Dai was watching with a sour grin on his face. ‘Right,’ he said. ‘Follow that then, shall I?’
CHARLEY: Seventy miles from the South African border Ewan got a puncture. We were riding along having a laugh about Betty’s Hill when his bike started to fishtail. Looking down we saw the rear tyre was almost flat. There was a big hole right on the edge, big enough to require most of a tube of glue and two plugs. We weren’t sure if it would hold but got it pumped up and made it to the border. Our last crossing on two wheels – I couldn’t quite believe it.
The immigration office was next to a covered bridge that looked like something from Sleepy Hollow. We had our passports stamped for the final time, shook hands and got back on the bikes. ‘You all set, Ewan?’ I called.
He nodded. ‘Are you?’
‘I suppose.’
‘The last leg, Charley.’
I was grinning now. ‘Only until the next time.’
I pulled my last border wheelie, the biggest of the trip so far. The wheel came down sideways, wobbled a bit but I held it. Then we were in South Africa and the next stop was the lodge and Ollie, Doone and Kinvara. Yeehaw!
Apart from dying to see them I had no idea what I was feeling. We would have covered almost fifteen thousand miles by the time we finished, a convoy of riders following us into Cape Town. I’d miss my bike, my tent, my sleeping bag. I’d miss the African skies and talking to all my family on the phone while watching the most wonderful sunsets. I’d miss riding with Ewan. It had been three years since we’d rode the first time; would it be another three until we set off again? I’d get withdrawal symptoms, I knew I would, just like the last time. I’d wake up and expect to see Ewan, only it would be Ollie beside me.

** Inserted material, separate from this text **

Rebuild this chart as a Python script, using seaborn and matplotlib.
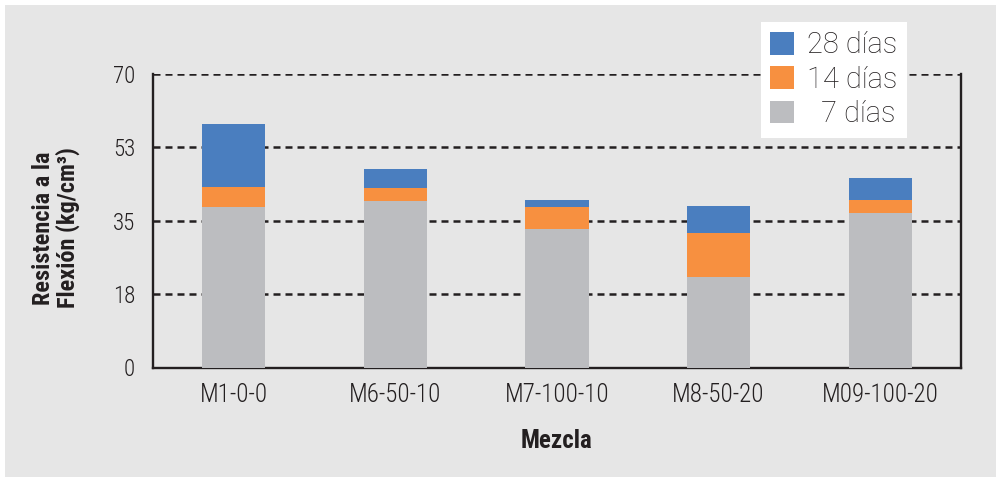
import numpy as np
import pandas as pd
import matplotlib
matplotlib.use("Agg")
import matplotlib.pyplot as plt
from matplotlib import font_manager as fm
import seaborn as sns

categories = ["M1-0-0", "M6-50-10", "M7-100-10", "M8-50-20", "M09-100-20"]
dias_7 = [38.2, 39.6, 32.9, 21.5, 36.8]
dias_14 = [43.0, 42.7, 38.2, 32.0, 39.9]
dias_28 = [58.0, 47.3, 39.9, 38.4, 45.1]
y_ticks = [0, 17.5, 35, 52.5, 70]
y_tick_labels = ["0", "18", "35", "53", "70"]

sns.set_theme(style="white")
avail = {f.name for f in fm.fontManager.ttflist}
def pick(*names):
    for n in names:
        if n in avail:
            return n
    return "DejaVu Sans"
narrow = pick("Roboto Condensed", "Liberation Sans Narrow", "Liberation Sans")
roboto = pick("Roboto", "Liberation Sans")
plt.rcParams["font.family"] = [narrow, "DejaVu Sans"]

bg = "#e6e6e6"
dark = "#231f20"
fig = plt.figure(figsize=(10.01, 4.82), dpi=100, facecolor="white")
fig.patches.append(plt.Rectangle((5/1001, 5/482), 1 - 10/1001, 1 - 10/482,
                                 transform=fig.transFigure, facecolor=bg,
                                 edgecolor="none", zorder=-10))
ax = fig.add_axes([153/1001, 1 - 367.5/482, (961 - 153)/1001, (367.5 - 73.7)/482])
ax.set_facecolor(bg)

df = pd.DataFrame({"Mezcla": categories, "d7": dias_7, "d14": dias_14, "d28": dias_28})
series = [("d28", "28 días", "#4a7ebf"), ("d14", "14 días", "#f79040"), ("d7", "  7 días", "#bcbdc0")]
for col, lab, colr in series:
    sns.barplot(data=df, x="Mezcla", y=col, color=colr, width=0.39, ax=ax,
                label=lab, saturation=1, zorder=3, linewidth=0, edgecolor="none")

ax.set_xlim(-0.5, 4.5)
ax.set_ylim(0, 70)
ax.set_yticks(y_ticks)
ax.set_yticklabels(y_tick_labels)
for yv in y_ticks[1:]:
    ax.axhline(yv, color=dark, lw=1.8, ls=(0, (2.8, 2.0)), zorder=1)

ax.set_xticks(range(len(categories)))
ax.set_xticklabels(categories)
ax.set_xticks(np.arange(-0.5, len(categories), 1.0), minor=True)
ax.tick_params(axis="x", which="major", length=0, pad=11, labelsize=18, labelcolor=dark)
ax.tick_params(axis="x", which="minor", length=10.8, width=1.7, color=dark, direction="out")
ax.tick_params(axis="y", which="major", length=7.2, width=1.8, color=dark, direction="out",
               labelsize=16.5, labelcolor=dark, pad=5.8)
for t in ax.get_xticklabels() + ax.get_yticklabels():
    t.set_fontweight("light")

for s in ["left", "bottom", "right"]:
    ax.spines[s].set_visible(True)
    ax.spines[s].set_color(dark)
    ax.spines[s].set_linewidth(1.7)
ax.spines["top"].set_visible(False)
ax.set_xlabel("")
ax.set_ylabel("")

fig.text(557/1001, 1 - 441/482, "Mezcla", fontsize=18, fontweight="bold", color=dark,
         ha="center", va="center", family=[narrow, "DejaVu Sans"])
fig.text(56/1001, 1 - 228/482, "Resistencia a la\nFlexión (kg/cm³)", fontsize=17.5,
         fontweight="bold", color=dark, rotation=90, ha="center", va="center",
         multialignment="center", linespacing=1.0, family=[narrow, "DejaVu Sans"])

handles, labels = ax.get_legend_handles_labels()
leg = ax.legend(handles, labels, loc="upper left", bbox_to_anchor=(761/1001, 1 - 22/482),
                bbox_transform=fig.transFigure, frameon=True, fancybox=False,
                facecolor="white", edgecolor="none", framealpha=1,
                handlelength=0.8, handleheight=0.83, handletextpad=0.45,
                labelspacing=0.22, borderpad=0.32, borderaxespad=0,
                prop={"family": roboto, "size": 21, "weight": "light"})
leg.set_zorder(10)
for t in leg.get_texts():
    t.set_color(dark)

fig.savefig("out.png", dpi=100, facecolor="white")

That night we stayed at a small motel where we were the only guests apart from this one guy who’d been there a week. I think he got a bit of a shock when he came in and there we were lounging around in motorcycle gear. We got chatting and discovered he worked in adult education, training the teachers who taught the adults in the poorer areas of the Western Cape. He told us that much had changed in South Africa since the days of
apartheid but even now there were still pockets of racism. The real divide between the people, however, was economic.
He couldn’t quite believe that we’d ridden all the way through Africa. He said that many South Africans didn’t travel the continent. They’d been told – taught even in some cases – that Africa really was a dark continent full of violence and murder. It was the same story we’d heard from the scaremongers back in Britain. Apparently when South Africans went on holiday it was usually to Europe or America, rarely their own continent. It’s crazy the things people are told, and it was driven home a little later when we were stopped by the Western Cape traffic police and they said the same thing. The truth is, all that is bullshit. Africa’s no Mecca for machete wielding mercenaries, it’s a continent full of people who just want normal everyday things like a home and somewhere for their children to go to school. In all the time I’d been here I’d not felt threatened once. I realised then how lucky Ewan and I had been to stumble into Russ and Dave; they’d put this whole thing together and because of that we were allowed to ride across Africa and hopefully we’d learned something along the way.
We were up before it got light. It was winter now, and cold. Rain had been forecast and we had three hundred and forty miles to go. Ewan told me he didn’t want the trip to end. He told me he’d miss his boots, the big off-roaders he’d worn the long way down. He’d miss hunting down a campsite and lighting a fire. He’d miss geep and elephants, and camels on the road.
He was concerned about his back tyre, though. The plugs had held so far but now we were in civilisation he thought he ought to get the tyre patched from the inside. We filled up with petrol and the guy serving told us there was a tyre place just up the road. Ewan went ahead while I filled mine and Claudio’s bikes.